Crecimos sabiendo que el futbol costaba dinero. Mi padre, que viajaba los sábados a Guadalajara o Monterrey, y los domingos iba y venía de Puebla, del Azulgrana o de Ciudad Universitaria, llegaba los viernes a casa con cheques de Banca CREMI escritos a máquina dentro de un folder azul firmados por el contralor del Instituto Mexicano de Televisión y sellados por RTC.
Las cantidades variaban, eran pagos de $3,500 pesos para el Guadalajara, de $2,600 para Rayados, $1,800 para Puebla, Atlante o Leones Negros y a los Pumas, creo recordar, les pagaban mediante un convenio entre Imevisión y la UNAM.
Esas eran las tarifas que a principios de los años ochenta cobraban algunos equipos por los derechos de un partido: entonces se pagaba por jornada trasmitida y grabada. Así que mi papá llevaba cada fin de semana los cheques, narraba los juegos con Orvañanos, Fabris y Albert, y volvía con los cajones de video-tape para cortar las cintas con goles y jugadas que salían el domingo a las seis y media de la tarde por el Canal 13 en Deportv.
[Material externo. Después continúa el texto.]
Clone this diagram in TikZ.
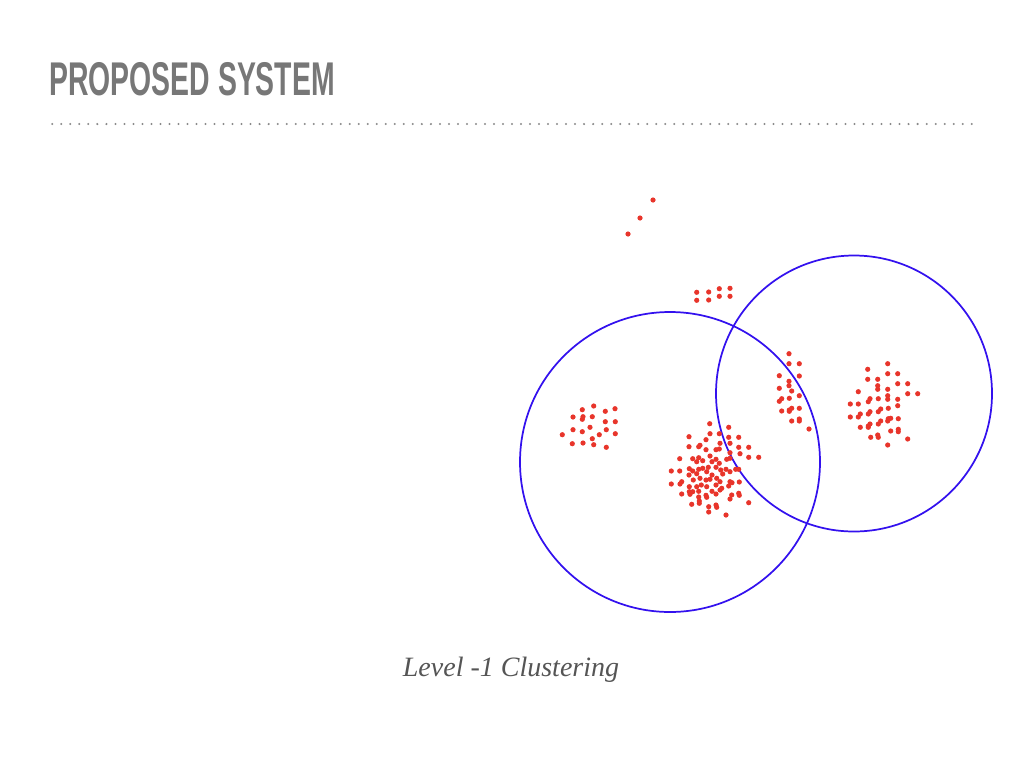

Un día los cheques cambiaron, preocupado me dijo que las nuevas cantidades ya no podrían cubrirse. Los aumentos por partido eran considerables: había cheques de $14,000 pesos $20,000 y hasta $30,000.
El Canal 13 del Estado solo pudo pagarle al Puebla de Maurer que decidió quedarse, al Guadalajara que no quería ir donde estaba el América y a los Pumas, que desde el principio fueron leales a la causa hasta que el mercado rompió ese espíritu.
La Final América-Tigres representa el último paso de una escalada de fuertes capitales y grandes corporaciones metidas de lleno en el desarrollo del futbol, una tendencia que crece en casi todo el mundo mediante fondos de inversión y grandes empresarios que deciden colocar su dinero en este juego.
En México, la carrera hacia la cima dio un giro hacia el norte: ser un equipo de época, cuesta más dinero que tiempo.